Early writers focused on conquest, emphasizing the coercive role of empires in general[168] and religious imperialism in particular.[169] Later, structural typologies of social evolution, world-systems theory, and center-periphery took over as dominant explanatory models.[170] Focus has shifted toward imperial ideology and elite self-representation.[171] Recent studies also explore the social basis of political and infrastructural power with prominence given to an understanding of social and political networks[172] and the limits of state power.[173]Particular to the study of empires in Western Asia is the fact that writing was developed for and tied to clay as a medium. Clay survives well in the ground, making the area that used cuneiform writing one of the historically best documented in ancient times.[174] Records exist in several languages, including Akkadian, Elamite, Hittite, Hurrian, Luwian, Old Persian, Sumerian, Ugaritic, and Urartean, and derive from a variety of contexts, states, and periods. They are mainly documents of practice that have remained in the ground since their time of use, offering both advantages and profound challenges in the writing of history.[175] Their direct survival, not by textual transmission, produces an uneven account of situations and events, biased more by ancient literacy and archaeological sampling than ideology. An extensive material and visual record adds key data to the study of imperial culture and its diffusion[176] alongside work on early landscape, movement, and environment.[177]

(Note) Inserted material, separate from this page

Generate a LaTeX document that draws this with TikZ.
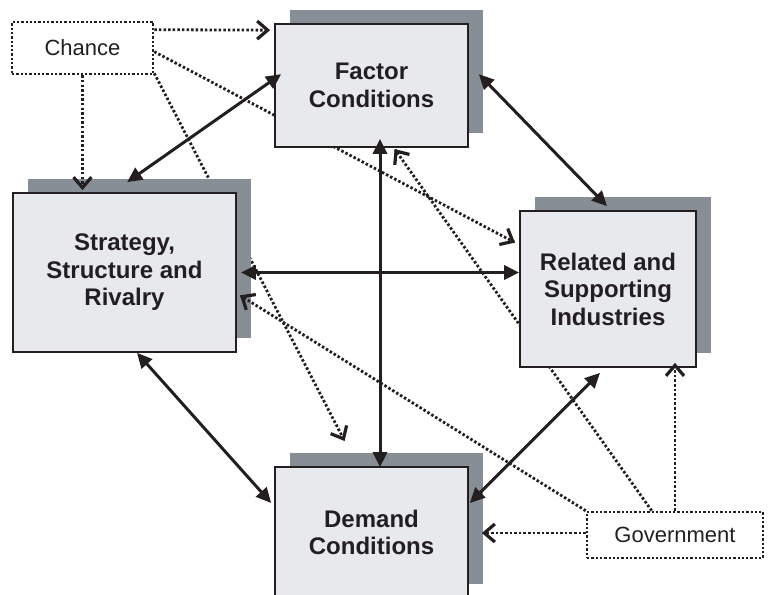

Due to the nature and prevalence of archival texts, evidence on essential aspects of Mesopotamian statecraft is absent or only indirectly available, including demographic data, production, and surplus. This makes it difficult to identify political strategy or factors that trigger expansion or slippages, except in a most general way.[178] The magnitude of the written and archaeological data also means that scholars struggle to quantify and process an overwhelming amount of information related to the primary production (e.g., of food, fiber, textile, timber, skin, stone, and metal) that formed the economic foundation of early states. Conversely, the fact that written cuneiform culture covers more than three millennia of documentation offers a unique opportunity to trace social dynamics and follow historical development across an exceptionally long diachronic perspective.[179]